PROVIDED MATERIAL
_ _ _ _ _
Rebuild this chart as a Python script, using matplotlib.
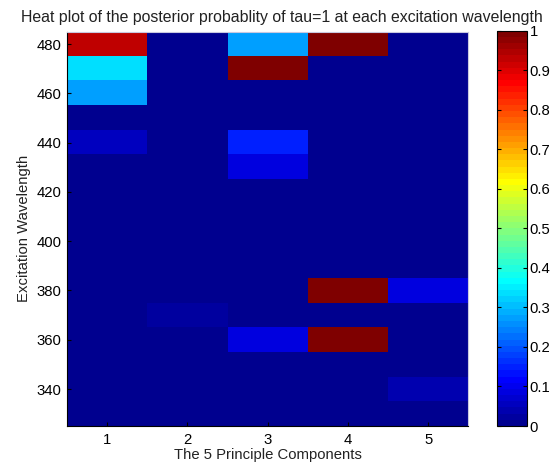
import numpy as np
import matplotlib
matplotlib.use("Agg")
import matplotlib.pyplot as plt
from matplotlib.colors import ListedColormap

plt.rcParams['font.family'] = ['Liberation Sans', 'DejaVu Sans']

# ---- data ----
wavelengths = [330, 340, 350, 360, 370, 380, 390, 400, 410, 420, 430, 440, 450, 460, 470, 480]
components = [1, 2, 3, 4, 5]
comp1 = [0, 0, 0, 0, 0, 0, 0, 0, 0, 0, 0, 0.055, 0, 0.28, 0.336, 0.93]
comp2 = [0, 0, 0, 0, 0.023, 0, 0, 0, 0, 0, 0, 0, 0, 0, 0, 0]
comp3 = [0, 0, 0, 0.086, 0, 0, 0, 0, 0, 0, 0.086, 0.148, 0, 0, 1.0, 0.28]
comp4 = [0, 0, 0, 1.0, 0, 1.0, 0, 0, 0, 0, 0, 0, 0, 0, 0, 1.0]
comp5 = [0, 0.04, 0, 0, 0, 0.086, 0, 0, 0, 0, 0, 0, 0, 0, 0, 0]
y_ticks = [340, 360, 380, 400, 420, 440, 460, 480]
cbar_ticks = [0, 0.1, 0.2, 0.3, 0.4, 0.5, 0.6, 0.7, 0.8, 0.9, 1]
cbar_labels = ['0', '0.1', '0.2', '0.3', '0.4', '0.5', '0.6', '0.7', '0.8', '0.9', '1']

title = 'Heat plot of the posterior probablity of tau=1 at each excitation wavelength'
xlabel = 'The 5 Principle Components'
ylabel = 'Excitation Wavelength'

# ---- MATLAB jet(64) colormap ----
n, m = 64, 16
u = np.concatenate([np.arange(1, m + 1) / m, np.ones(m - 1), np.arange(m, 0, -1) / m])
g = (m // 2) + np.arange(len(u))  # 0-based
J = np.zeros((n, 3))
for ch, idxs in ((0, g + m), (1, g), (2, g - m)):
    for idx, val in zip(idxs, u):
        if 0 <= idx < n:
            J[idx, ch] = val
jet64 = ListedColormap(J)

data = np.array([comp1, comp2, comp3, comp4, comp5]).T  # rows: wavelengths, cols: components

FS = 10.7
fig = plt.figure(figsize=(5.57, 4.70), dpi=100)
ax = fig.add_axes([0.1198, 0.0936, 0.721, 0.839])
dy = wavelengths[1] - wavelengths[0]
dx = components[1] - components[0]
im = ax.imshow(data, cmap=jet64, vmin=0, vmax=1, origin='lower', aspect='auto',
               interpolation='nearest',
               extent=[components[0] - dx / 2, components[-1] + dx / 2,
                       wavelengths[0] - dy / 2, wavelengths[-1] + dy / 2])

ax.set_xticks(components)
ax.set_yticks(y_ticks)
ax.tick_params(axis='both', direction='in', length=3, width=0.8, labelsize=FS,
               colors='black')
ax.tick_params(axis='x', pad=5)
ax.tick_params(axis='y', pad=4)
for s in ('left', 'bottom'):
    ax.spines[s].set_color('black')
    ax.spines[s].set_linewidth(0.8)
for s in ('top', 'right'):
    ax.spines[s].set_color('#c8c8e0')
    ax.spines[s].set_linewidth(0.8)

ax.set_title(title, fontsize=11.4, pad=7, x=0.536, color='#222222')
ax.set_xlabel(xlabel, fontsize=FS, labelpad=1, color='#222222')
ax.set_ylabel(ylabel, fontsize=FS, labelpad=4, color='#222222')

cax = fig.add_axes([0.8917, 0.0936, 0.0539, 0.841])
cb = fig.colorbar(im, cax=cax, ticks=cbar_ticks)
cb.ax.set_yticklabels(cbar_labels)
cb.ax.tick_params(axis='y', direction='in', left=True, right=True, length=3,
                  width=0.8, labelsize=FS, pad=2)
cb.outline.set_linewidth(0.8)
cb.outline.set_edgecolor('black')

fig.savefig('out.png', dpi=100)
_ _ _ _ _
WHAT IS REQUIRED
Restate the listing above word for word, and skip the pictures.

CORRECT ANSWER
Rebuild this chart as a Python script, using matplotlib.
import numpy as np
import matplotlib
matplotlib.use("Agg")
import matplotlib.pyplot as plt
from matplotlib.colors import ListedColormap

plt.rcParams['font.family'] = ['Liberation Sans', 'DejaVu Sans']

# ---- data ----
wavelengths = [330, 340, 350, 360, 370, 380, 390, 400, 410, 420, 430, 440, 450, 460, 470, 480]
components = [1, 2, 3, 4, 5]
comp1 = [0, 0, 0, 0, 0, 0, 0, 0, 0, 0, 0, 0.055, 0, 0.28, 0.336, 0.93]
comp2 = [0, 0, 0, 0, 0.023, 0, 0, 0, 0, 0, 0, 0, 0, 0, 0, 0]
comp3 = [0, 0, 0, 0.086, 0, 0, 0, 0, 0, 0, 0.086, 0.148, 0, 0, 1.0, 0.28]
comp4 = [0, 0, 0, 1.0, 0, 1.0, 0, 0, 0, 0, 0, 0, 0, 0, 0, 1.0]
comp5 = [0, 0.04, 0, 0, 0, 0.086, 0, 0, 0, 0, 0, 0, 0, 0, 0, 0]
y_ticks = [340, 360, 380, 400, 420, 440, 460, 480]
cbar_ticks = [0, 0.1, 0.2, 0.3, 0.4, 0.5, 0.6, 0.7, 0.8, 0.9, 1]
cbar_labels = ['0', '0.1', '0.2', '0.3', '0.4', '0.5', '0.6', '0.7', '0.8', '0.9', '1']

title = 'Heat plot of the posterior probablity of tau=1 at each excitation wavelength'
xlabel = 'The 5 Principle Components'
ylabel = 'Excitation Wavelength'

# ---- MATLAB jet(64) colormap ----
n, m = 64, 16
u = np.concatenate([np.arange(1, m + 1) / m, np.ones(m - 1), np.arange(m, 0, -1) / m])
g = (m // 2) + np.arange(len(u))  # 0-based
J = np.zeros((n, 3))
for ch, idxs in ((0, g + m), (1, g), (2, g - m)):
    for idx, val in zip(idxs, u):
        if 0 <= idx < n:
            J[idx, ch] = val
jet64 = ListedColormap(J)

data = np.array([comp1, comp2, comp3, comp4, comp5]).T  # rows: wavelengths, cols: components

FS = 10.7
fig = plt.figure(figsize=(5.57, 4.70), dpi=100)
ax = fig.add_axes([0.1198, 0.0936, 0.721, 0.839])
dy = wavelengths[1] - wavelengths[0]
dx = components[1] - components[0]
im = ax.imshow(data, cmap=jet64, vmin=0, vmax=1, origin='lower', aspect='auto',
               interpolation='nearest',
               extent=[components[0] - dx / 2, components[-1] + dx / 2,
                       wavelengths[0] - dy / 2, wavelengths[-1] + dy / 2])

ax.set_xticks(components)
ax.set_yticks(y_ticks)
ax.tick_params(axis='both', direction='in', length=3, width=0.8, labelsize=FS,
               colors='black')
ax.tick_params(axis='x', pad=5)
ax.tick_params(axis='y', pad=4)
for s in ('left', 'bottom'):
    ax.spines[s].set_color('black')
    ax.spines[s].set_linewidth(0.8)
for s in ('top', 'right'):
    ax.spines[s].set_color('#c8c8e0')
    ax.spines[s].set_linewidth(0.8)

ax.set_title(title, fontsize=11.4, pad=7, x=0.536, color='#222222')
ax.set_xlabel(xlabel, fontsize=FS, labelpad=1, color='#222222')
ax.set_ylabel(ylabel, fontsize=FS, labelpad=4, color='#222222')

cax = fig.add_axes([0.8917, 0.0936, 0.0539, 0.841])
cb = fig.colorbar(im, cax=cax, ticks=cbar_ticks)
cb.ax.set_yticklabels(cbar_labels)
cb.ax.tick_params(axis='y', direction='in', left=True, right=True, length=3,
                  width=0.8, labelsize=FS, pad=2)
cb.outline.set_linewidth(0.8)
cb.outline.set_edgecolor('black')

fig.savefig('out.png', dpi=100)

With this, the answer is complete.